Gelegentlich können wir, wie die Apostel, eine starke Gotteserfahrung machen. Eine Zeit lang können wir mit besonderer Intensität die Nähe Gottes spüren, der uns rufen lässt wie Petrus: Es ist gut, dass wir hier sind. Wir wollen drei Hütten bauen (Mk 9,5). Da wir die göttliche Gegenwart in unserem Leben auf besondere Weise genießen, möchten wir, dass dieser Zustand so lange wie möglich dauere. Papst Benedikt sagte jedoch: „Niemandem ist es gegeben, auf dem Tabor zu leben, solange man auf Erden weilt, denn das menschliche Dasein ist ein Weg des Glaubens und verläuft als solcher eher im Halbschatten als im vollen Licht, nicht ohne Zeiten der Dunkelheit und sogar vollkommener Finsternis. Solange wir auf Erden sind, wird unsere Beziehung zu Gott eher im Hören als im Schauen gelebt; und selbst die Betrachtung erfolgt sozusagen mit geschlossenen Augen durch das innere Licht, das das Wort Gottes in uns entzündet.“5

Auf ihn sollt ihr hören (Mk 9,7). Das ist unsere christliche Verpflichtung in der Fastenzeit: auf Christus zu hören und seiner Stimme zu folgen. Das ist die Kost, die uns die Kirche in diesen Wochen der Vorbereitung auf das Pascha des Herrn anbietet.
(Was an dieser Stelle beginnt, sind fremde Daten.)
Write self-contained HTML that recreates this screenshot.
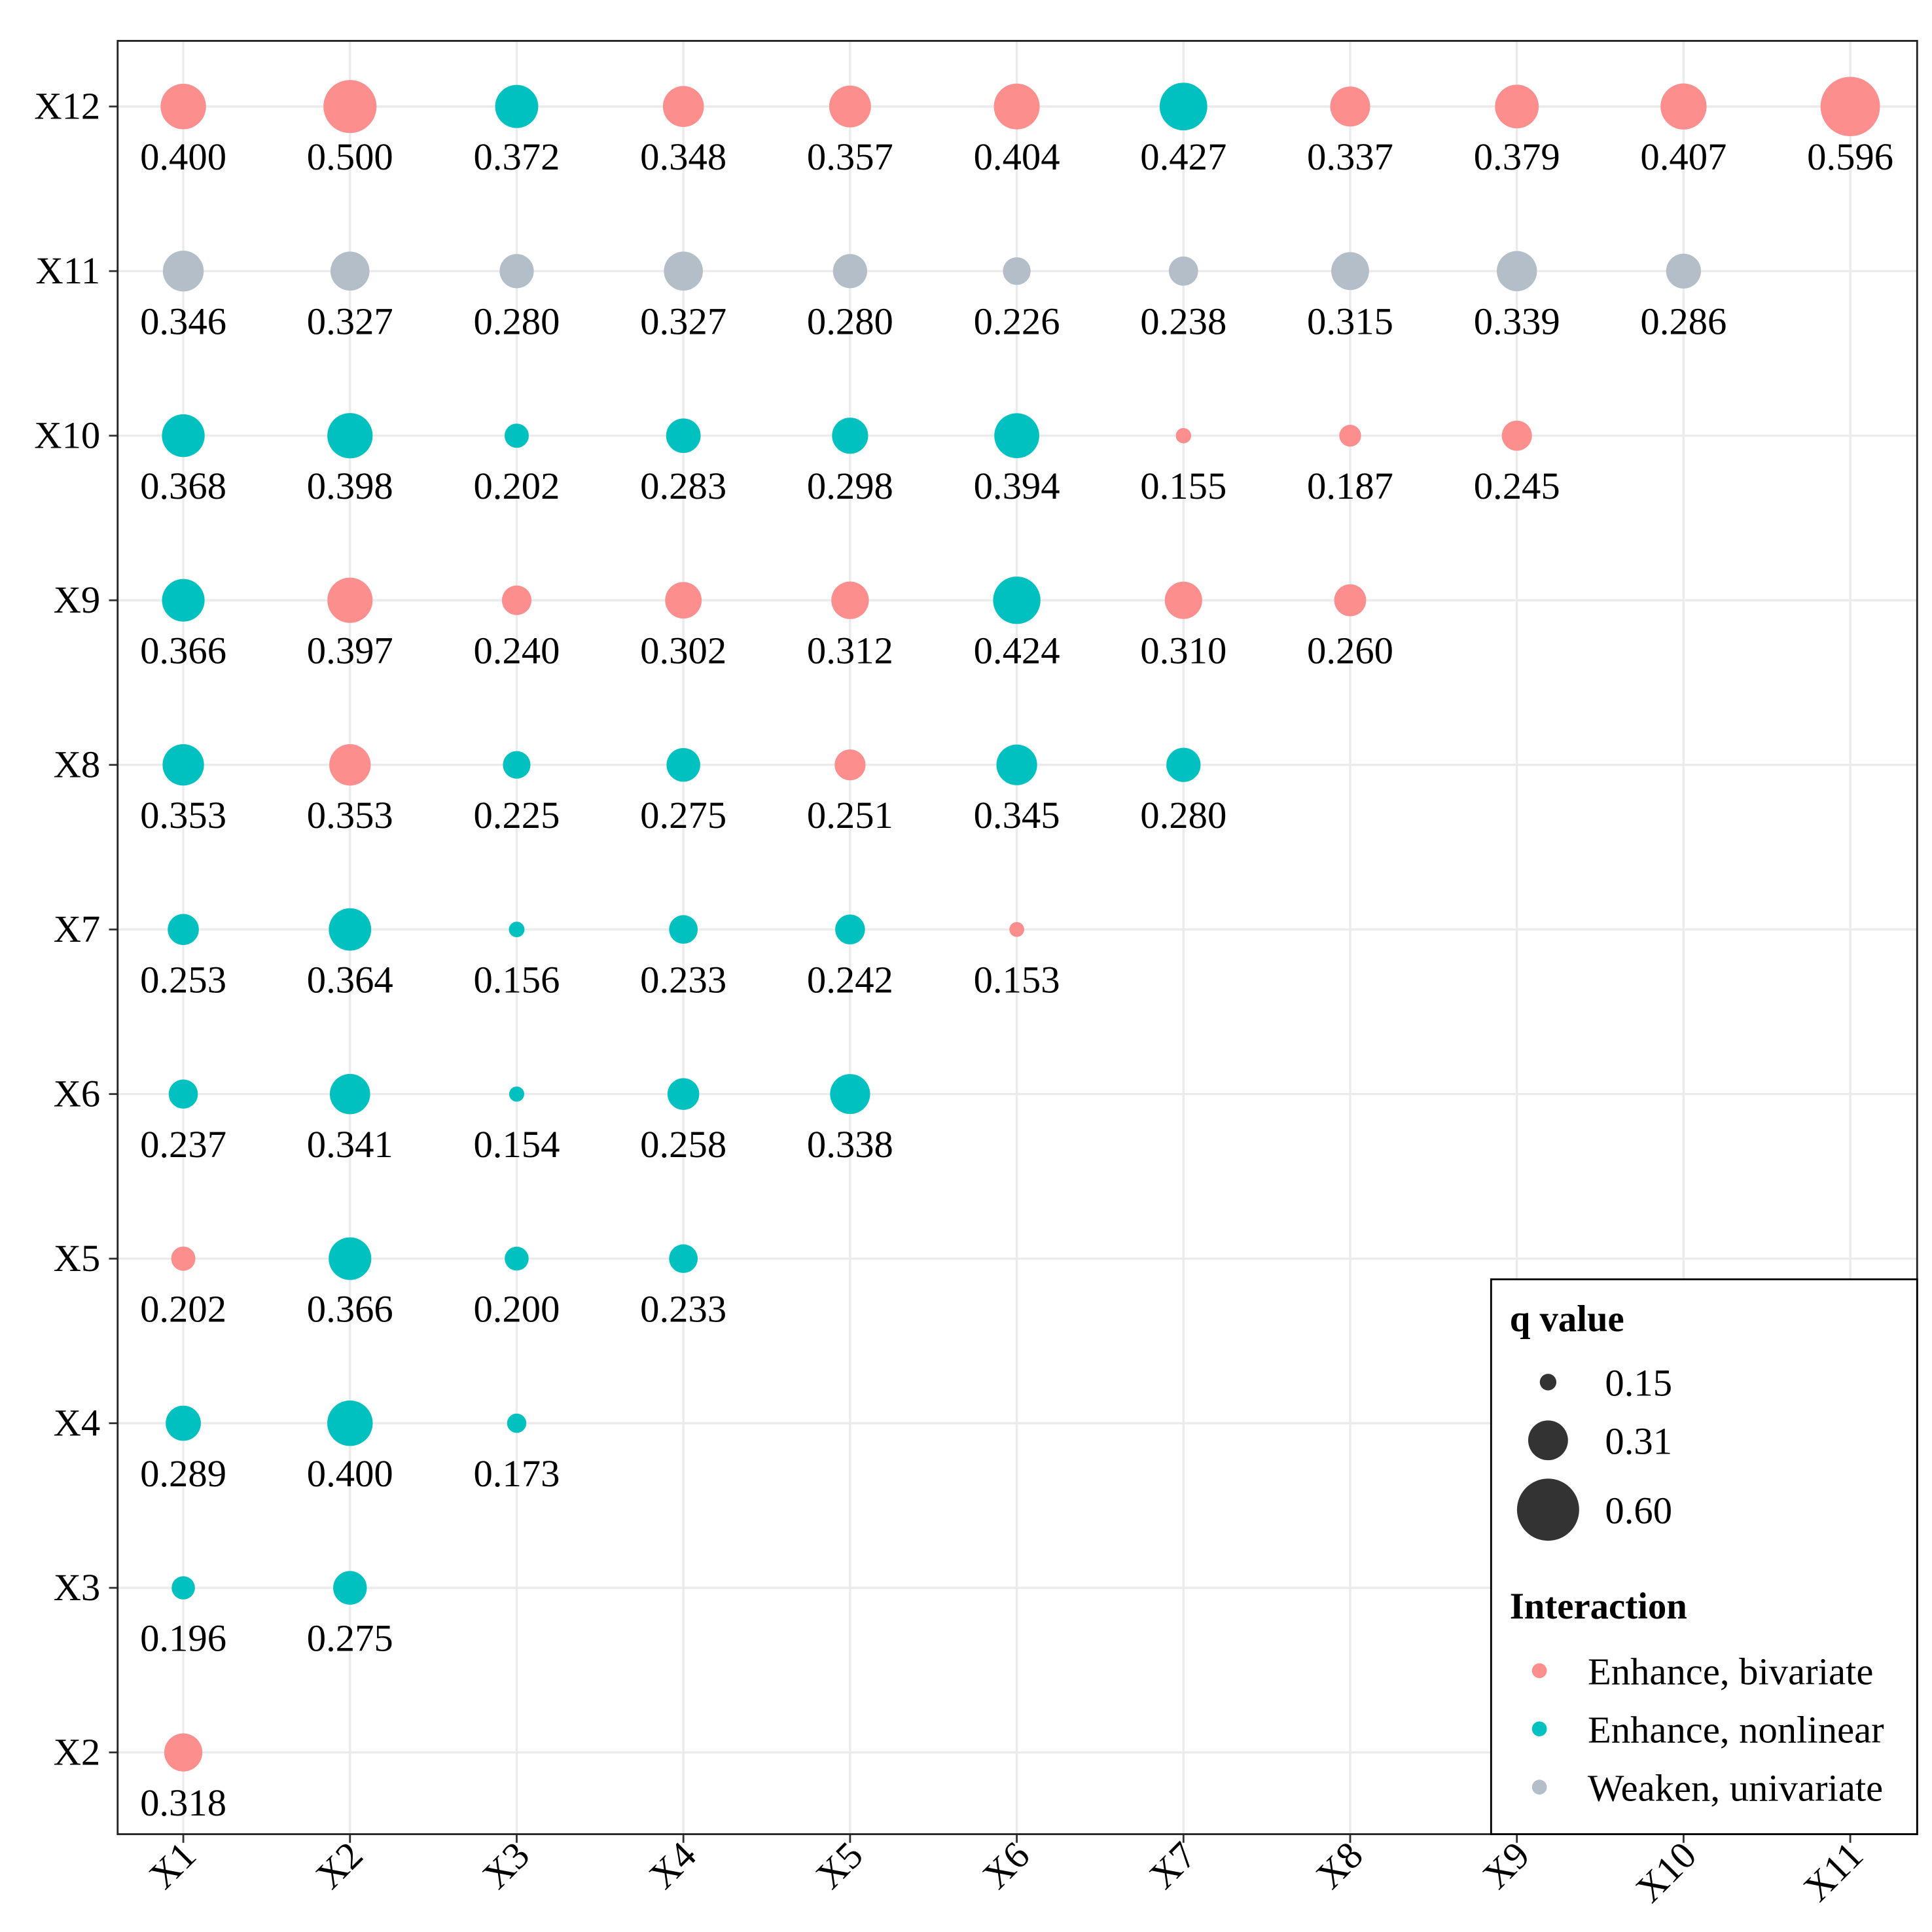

Die Stimme Christi ist die Stimme des Sohnes, der uns ermutigt, Gott großzügig zu antworten, denn unsere Nahrung ist es, so wie er den Willen des Vaters zu tun. Unsere Mutter lebte in dieser Haltung des Hörens. Sie bewahrte die Worte, die Gott zu ihr sprach, in ihrem Herzen und dachte ständig darüber nach. Und viele von ihnen wurden ihr gerade durch die Ereignisse im Leben ihres Sohnes zugetragen, auch solche, die sie nicht verstand, in denen sie aber die geheimnisvolle Stimme des Herrn erkannte.


1 Katechismus der katholischen Kirche, Nr. 2570.

2 Franziskus, Audienz, 3.6.2020.

3 Hl. Johannes Paul II., Predigt, 2.2.1997.

4 Hl. Josefmaria, Freunde Gottes, Nr. 143.

5 Benedikt XVI., Angelus-Gebet, 12.3.2006.